TORONTO – On Bobby Orr's birthday Monday, Bruins captain Zdeno Chara talked about how the iconic Orr redefined the defenseman position in the NHL and B's coach Bruce Cassidy recalled wearing No. 4 while idolizing Orr growing up in Ottawa.
Cassidy said he even had the Ottawa Citizen front page featuring the famous photo of Orr’s leaping Stanley Cup-winning goal in 1970 tacked up in his room as a hockey-crazed kid in Ontario.
“I always wore No. 4 as a kid and I loved watching him play, so I always tried to be an offensive defenseman,” said Cassidy. “I don’t think anybody can truly say they measured up to Bobby Orr.”
So, every member of the Bruins organization celebrated the legendary Orr turning the ripe old age of 69 in their own way on Monday morning, including Brad Marchand channeling Patriots tight end Rob Gronkowski’s Billy Madison-like preoccupation with the No. 69 when asked about it following morning skate at the Air Canada Centre.
“Happy birthday to Bobby. It’s a great age. Great year,” said Marchand with an impish smile on his face after also getting named the NHL’s No. 1 Star for this week. “He’s obviously a tremendous icon in this game and he was able to change the way that the defense play their position in the game. He’s also an incredible human being. Just the nicest guy you’re ever going to meet, so happy birthday to him and many more to come.”
There’s no word on how the Greatest Player in NHL history is celebrating his birthday this year, but it might just include watching Marchand and the rest of his Bruins teammates take on the Maple Leafs in a showdown in Toronto with major playoff implications.
Here are all the links from around the hockey world, and what I’m reading, while refraining from shoving any world leaders today.
*Larry Robinson and the San Jose Sharks are parting after working together for five seasons, per FOH (Friend of Haggs) Kevin Kurz.
*Speaking of Kurz, he also has a Sharks mailbag on which players are most likely to be traded out of San Jose during the offseason. Somebody has got to go, and you’d think it would be somebody without much tread left on the tires.
*Moving on to other topics, Anaheim Ducks center Ryan Kesler said that losing a Game 6 in the Western Conference Finals to the Nashville Predators was the “toughest” loss of his career. I don’t see how this is possible. You see, Kesler is no slouch at falling short. In fact, he’s a tremendous loser, having dropped a Game 7 of the Stanley Cup Final at home in 2011 as a member of the Vancouver Canucks, and also having lost a Gold Medal Game for Team USA at the hands of Sidney Crosby and Canada in 2010 in overtime that was also played in Vancouver.

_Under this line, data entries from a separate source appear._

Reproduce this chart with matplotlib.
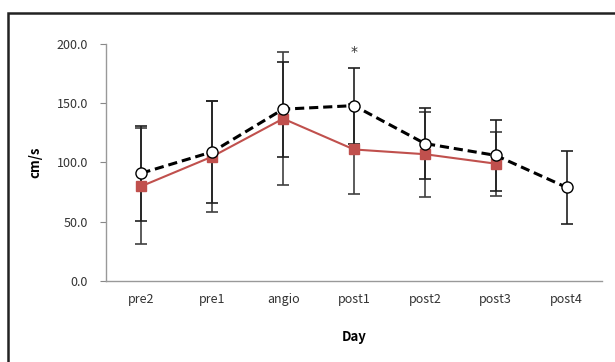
import matplotlib
matplotlib.use('Agg')
import matplotlib.pyplot as plt
from matplotlib.patches import Rectangle

# data
days = ['pre2', 'pre1', 'angio', 'post1', 'post2', 'post3', 'post4']
open_mean = [91, 109, 145, 148, 116, 106, 79]
open_err = [40, 43, 40, 32, 30, 30, 31]
red_mean = [80, 105, 137, 111, 107, 99]
red_err = [49, 47, 56, 38, 36, 27]
yticks = [0, 50, 100, 150, 200]

plt.rcParams['font.family'] = ['Noto Sans CJK KR', 'DejaVu Sans']

fig = plt.figure(figsize=(6.15, 3.62), dpi=100)
ax = fig.add_axes([106/615, 1 - 281/362, 496/615, 237/362])

x_open = list(range(len(open_mean)))
x_red = list(range(len(red_mean)))

ax.errorbar(x_red, red_mean, yerr=red_err, fmt='none', ecolor='#404040',
            elinewidth=1.2, capsize=4, capthick=1.2, zorder=2)
ax.errorbar(x_open, open_mean, yerr=open_err, fmt='none', ecolor='#202020',
            elinewidth=1.2, capsize=4, capthick=1.2, zorder=2)
ax.plot(x_red, red_mean, color='#c0504d', lw=1.5, marker='s', ms=7,
        mfc='#c0504d', mec='#c0504d', zorder=3)
ax.plot(x_open, open_mean, color='black', lw=2.2, ls=(0, (3, 1.6)),
        marker='o', ms=8, mfc='white', mec='black', mew=1.0, zorder=4)

# significance mark above post1
ax.text(3, 193, '*', ha='center', va='center', fontsize=10,
        color='#333333', family='DejaVu Sans')

ax.set_xlim(-0.5, len(days) - 0.5)
ax.set_ylim(0, 200)
ax.set_xticks(x_open)
ax.set_xticklabels(days)
ax.set_yticks(yticks)
ax.set_yticklabels(['%.1f' % v for v in yticks])
ax.tick_params(axis='x', length=0, pad=9, labelsize=9, labelcolor='#333333')
ax.tick_params(axis='y', length=4, direction='out', color='#888888',
               labelsize=9, labelcolor='#333333', pad=9)
for s in ['top', 'right']:
    ax.spines[s].set_visible(False)
for s in ['left', 'bottom']:
    ax.spines[s].set_color('#999999')
    ax.spines[s].set_linewidth(1.0)

ax.set_xlabel('Day', fontsize=9.5, fontweight='bold', labelpad=17)
ax.set_ylabel('cm/s', fontsize=9.5, fontweight='bold', labelpad=10)

# outer frame
fig.patches.append(Rectangle((8/615, -0.1), 1.2, 1 - 13/362 + 0.1,
                             transform=fig.transFigure, fill=False,
                             edgecolor='#222222', lw=1.8))

fig.savefig('out.png', dpi=100)
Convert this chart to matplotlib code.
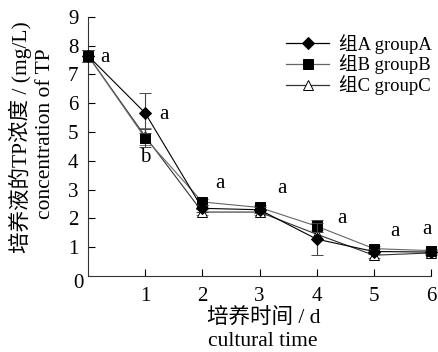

It took a simple Google search to find an actual postgame video of Kesler crying into his hockey glove on the bench in the aftermath of Game 7 vs. the Bruins. So, pardon me if I’m not buying Kesler talking about a conference finals loss as the worst of his career when he was one home win away from being a Stanley Cup champion in Game 7, and proceeded to lose like he’s done many, many times in the most important games of his career. Dude, you’ve been through tougher losses. Trust me on that one.
*The idea of trading Alex Ovechkin might be gaining some traction with the Capitals fan base, but it doesn’t seem to be based on reality at this point.
*The pride of Melrose, Mass, Conor Sheary, delivered in Game 7 for the Penguins as they return to the Stanley Cup Final in back-to-back seasons.
*Bobby Ryan said his strategy for success in the playoffs, at least in part, was staying off the phone. Maybe he ought to try that a bit more during the regular season.
*Congrats to the folks at NBC for another successful Red Nose Day that featured a reunion of the “Love Actually” cast among other things.